Us: <Driving into the driveway>

Mommy: Oh no, there's bloodsuckers on the windshield. Kids, see these bugs? They'll eat you. You better run as fast as you can to get to the house.

Son: Can we just stay in here?

Daddy: Mommy! Kids, there's nothing to be afraid of, we'll just go in the house.

Kids: <Believing Mommy>

Daddy: <Goes and unbuckles the daughter, who walks calmly to the door through a small cloud of mosquitoes.>

Mommy from car: Hurry! Run inside so the mean bloodsuckers don't get you!

Daddy: <Eyes roll so far back they do a loop-de-loop inside my face and I oddly find myself looking straightforward again. I unbuckle the boy.>

Son: <Frantically fights the hand I have around his wrist, sprints up the stairs to front door, yanks the handle down and throws his shoulder into the still-locked door multiple times, jiggling the handle as hard and fast as he can manage. He nearly starts crying in his hysteric dance. He probably bruises his poor shoulder, possibly squishing some of the bloodsuckers in the process.>

Daddy: You seeing this Mommy? Great job with the scare tactics. Son? It's OK, the bugs can't really hurt you. Calm. Down. Please.

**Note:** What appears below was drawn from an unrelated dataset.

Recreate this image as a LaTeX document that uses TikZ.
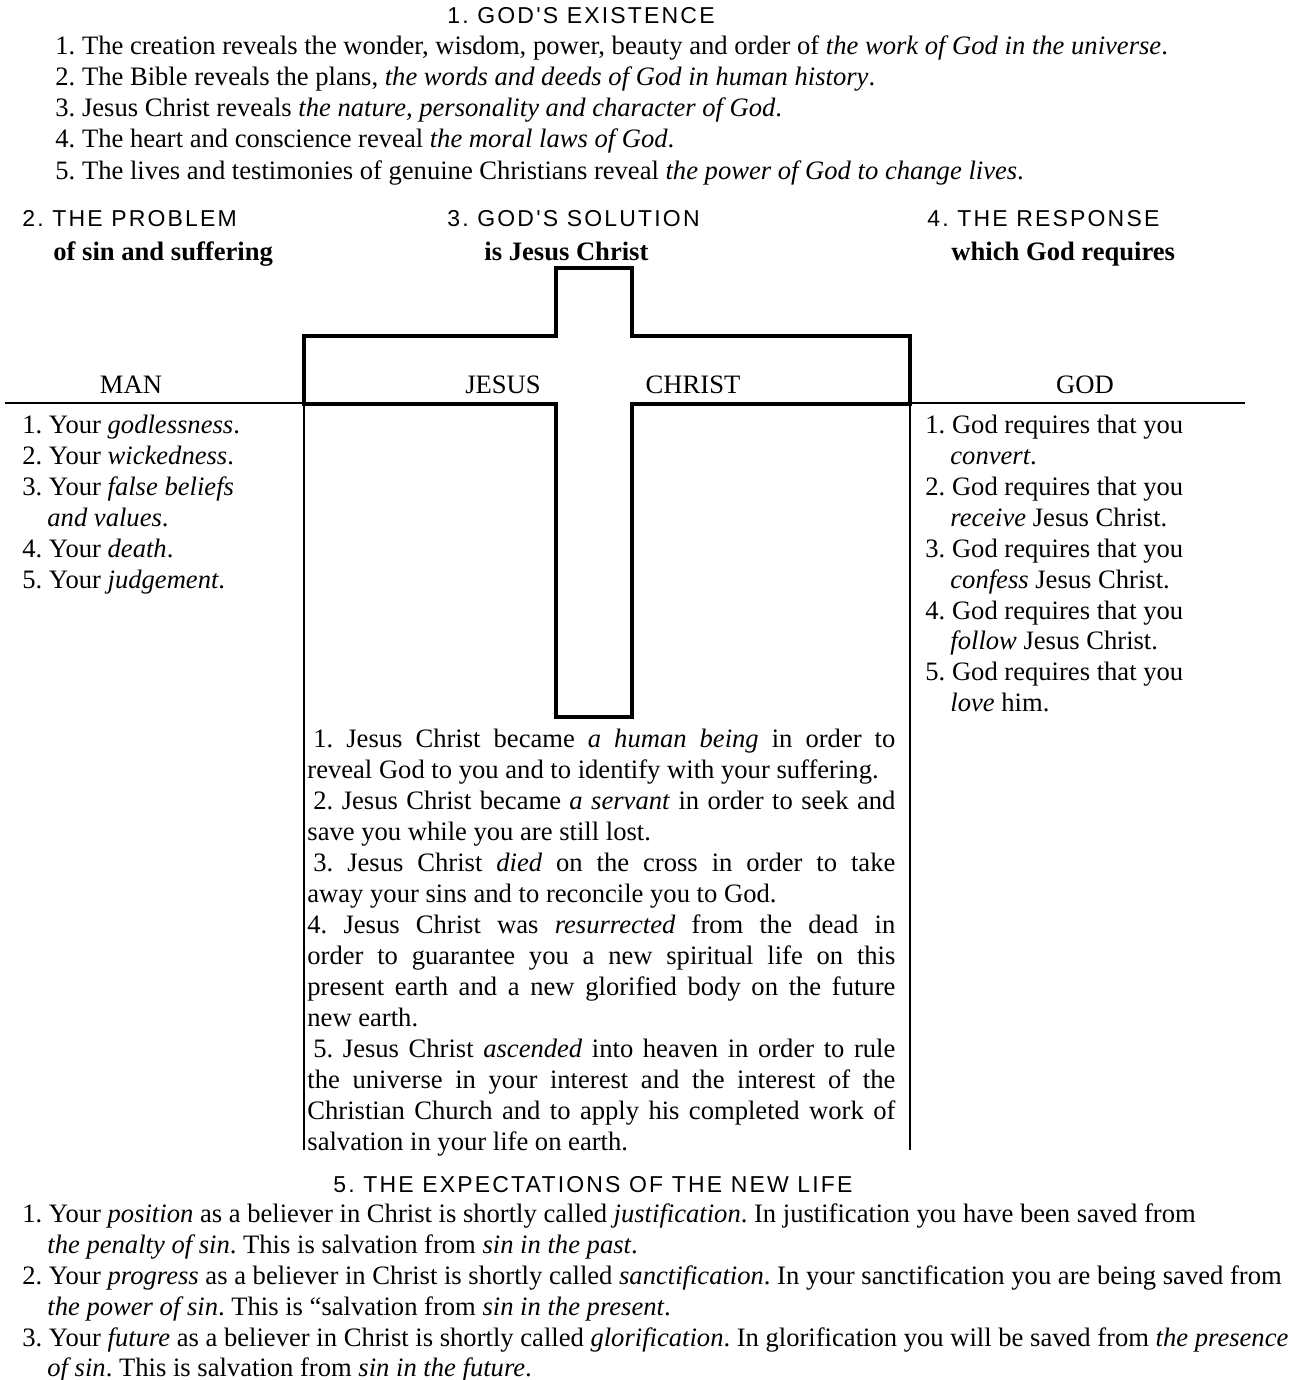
\documentclass[tikz,border=0pt]{standalone}
\usepackage{fontspec}
\setmainfont{Liberation Serif}
\newfontfamily\hfont[LetterSpace=9.5]{Liberation Sans}
\frenchspacing
\tikzset{
  x=0.5pt, y=-0.5pt,
  txt/.style={anchor=base west, inner sep=0pt, font=\fontsize{13.3}{15.5}\selectfont\frenchspacing},
  btxt/.style={txt, font=\fontsize{13.3}{15.5}\selectfont\bfseries},
  head/.style={anchor=base west, inner sep=0pt, font=\fontsize{11.5}{13}\hfont},
  lab/.style={anchor=base, inner sep=0pt, font=\fontsize{13.3}{15.5}\selectfont},
  crossline/.style={line width=2pt, line join=miter},
  thin/.style={line width=0.7pt}
}
\begin{document}
\begin{tikzpicture}
\useasboundingbox (0,0) rectangle (1307,1380);
% heading 1
\node[head] (h1) at (447,24) {1. GOD'S EXISTENCE};
\node[txt] (e1) at (55,55) {1. The creation reveals the wonder, wisdom, power, beauty and order of \textit{the work of God in the universe}.};
\node[txt] (e2) at (55,86) {2. The Bible reveals the plans, \textit{the words and deeds of God in human history}.};
\node[txt] (e3) at (55,117) {3. Jesus Christ reveals \textit{the nature, personality and character of God}.};
\node[txt] (e4) at (55,148) {4. The heart and conscience reveal \textit{the moral laws of God}.};
\node[txt] (e5) at (55,180) {5. The lives and testimonies of genuine Christians reveal \textit{the power of God to change lives}.};
% section headings
\node[head] (h2) at (22,227) {2. THE PROBLEM};
\node[btxt] (h2b) at (53,260) {of sin and suffering};
\node[head] (h3) at (447,227) {3. GOD'S SOLUTION};
\node[btxt] (h3b) at (484,260) {is Jesus Christ};
\node[head] (h4) at (927,227) {4. THE RESPONSE};
\node[btxt] (h4b) at (951,260) {which God requires};
% cross and lines
\draw[thin] (5,403) -- (304,403);
\draw[thin] (910,403) -- (1245,403);
\draw[thin] (304,404) -- (304,1150);
\draw[thin] (910,404) -- (910,1150);
\draw[crossline] (556,268) -- (632,268) -- (632,336) -- (910,336) -- (910,404) -- (632,404) -- (632,717) -- (556,717) -- (556,404) -- (304,404) -- (304,336) -- (556,336) -- cycle;
% labels
\node[lab] (man) at (131,393) {MAN};
\node[lab] (jesus) at (503,393) {JESUS};
\node[lab] (christ) at (693,393) {CHRIST};
\node[lab] (god) at (1085,393) {GOD};
% left list
\node[txt] (m1) at (22,433) {1. Your \textit{godlessness}.};
\node[txt] (m2) at (22,464) {2. Your \textit{wickedness}.};
\node[txt] (m3) at (22,495) {3. Your \textit{false beliefs}};
\node[txt] (m3b) at (47,526) {\textit{and values}.};
\node[txt] (m4) at (22,557) {4. Your \textit{death}.};
\node[txt] (m5) at (22,588) {5. Your \textit{judgement}.};
% right list
\node[txt] (g1) at (925,433) {1. God requires that you};
\node[txt] (g1b) at (950,464) {\textit{convert}.};
\node[txt] (g2) at (925,495) {2. God requires that you};
\node[txt] (g2b) at (950,526) {\textit{receive} Jesus Christ.};
\node[txt] (g3) at (925,557) {3. God requires that you};
\node[txt] (g3b) at (950,588) {\textit{confess} Jesus Christ.};
\node[txt] (g4) at (925,619) {4. God requires that you};
\node[txt] (g4b) at (950,649) {\textit{follow} Jesus Christ.};
\node[txt] (g5) at (925,680) {5. God requires that you};
\node[txt] (g5b) at (950,711) {\textit{love} him.};
% middle paragraph
\node[anchor=north west, inner sep=0pt, text width=294pt, align=justify, font=\fontsize{13.3}{15.5}\selectfont\frenchspacing] (mid) at (307,729) {%
\hspace*{3pt}1. Jesus Christ became \textit{a human being} in order to\linebreak
reveal God to you and to identify with your suffering.\par
\hspace*{3pt}2. Jesus Christ became \textit{a servant} in order to seek and\linebreak
save you while you are still lost.\par
\hspace*{3pt}3. Jesus Christ \textit{died} on the cross in order to take\linebreak
away your sins and to reconcile you to God.\par
4. Jesus Christ was \textit{resurrected} from the dead in\linebreak
order to guarantee you a new spiritual life on this\linebreak
present earth and a new glorified body on the future\linebreak
new earth.\par
\hspace*{3pt}5. Jesus Christ \textit{ascended} into heaven in order to rule\linebreak
the universe in your interest and the interest of the\linebreak
Christian Church and to apply his completed work of\linebreak
salvation in your life on earth.};
% heading 5
\node[head] (h5) at (333,1192) {5. THE EXPECTATIONS OF THE NEW LIFE};
\node[txt] (x1) at (22,1222) {1. Your \textit{position} as a believer in Christ is shortly called \textit{justification}. In justification you have been saved from};
\node[txt] (x1b) at (47,1253) {\textit{the penalty of sin}. This is salvation from \textit{sin in the past}.};
\node[txt] (x2) at (22,1284) {2. Your \textit{progress} as a believer in Christ is shortly called \textit{sanctification}. In your sanctification you are being saved from};
\node[txt] (x2b) at (47,1315) {\textit{the power of sin}. This is ``salvation from \textit{sin in the present}.};
\node[txt] (x3) at (22,1346) {3. Your \textit{future} as a believer in Christ is shortly called \textit{glorification}. In glorification you will be saved from \textit{the presence}};
\node[txt] (x3b) at (47,1376) {\textit{of sin}. This is salvation from \textit{sin in the future}.};
\end{tikzpicture}
\end{document}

I've never seen anything quite like it. It was like a scene in a movie where a guy in a bike is getting chased by a turbo-charged tank. This kid thought his life was truly at risk between the car and the house. I'm almost surprised he didn't perform a James Bond diving roll somewhere on the way.

So that brings me to the point. Don't use scare tactics on your children. It backfires. It's easy to do. I catch myself doing it all the time. (“Daddy, can I have another snack before we go to Grandma's?” “No, your stomach will swell to the size of a beach ball and we'll have to roll you to the car, where we'll have to pop you to make sure you fit in your car seat.” Oops. Guilty.)

The problem is, for better or worse, your kids trust you. So if you tell them two conflicting things, they will probably believe the worst-case scenario of the two. Which is why when our son was bashing his shoulder to break down the front door, he still believed Mommy's “bloodsucker” statements, not Daddy's cool-down, easy-voice reassurances.

This is one I have to be careful with because I tend to be a lot like Calvin's dad from Calvin and Hobbes. Yeah, I make stuff up if I don't know the answers.

Which is exactly what I do with this column.

No wait, just forget I said that. I don't want to use scare tactics on you to keep you from reading this.

2 comments:

  1. Very nice post, Mark. With six kids now, I have been there and am still fighting the regular urge to use scare tactics to make things easier.

    ReplyDelete
  2. Thank you. Short-term solutions are just that, and inspire unintended consequences too often. Why can't long-term solutions just be a little easier?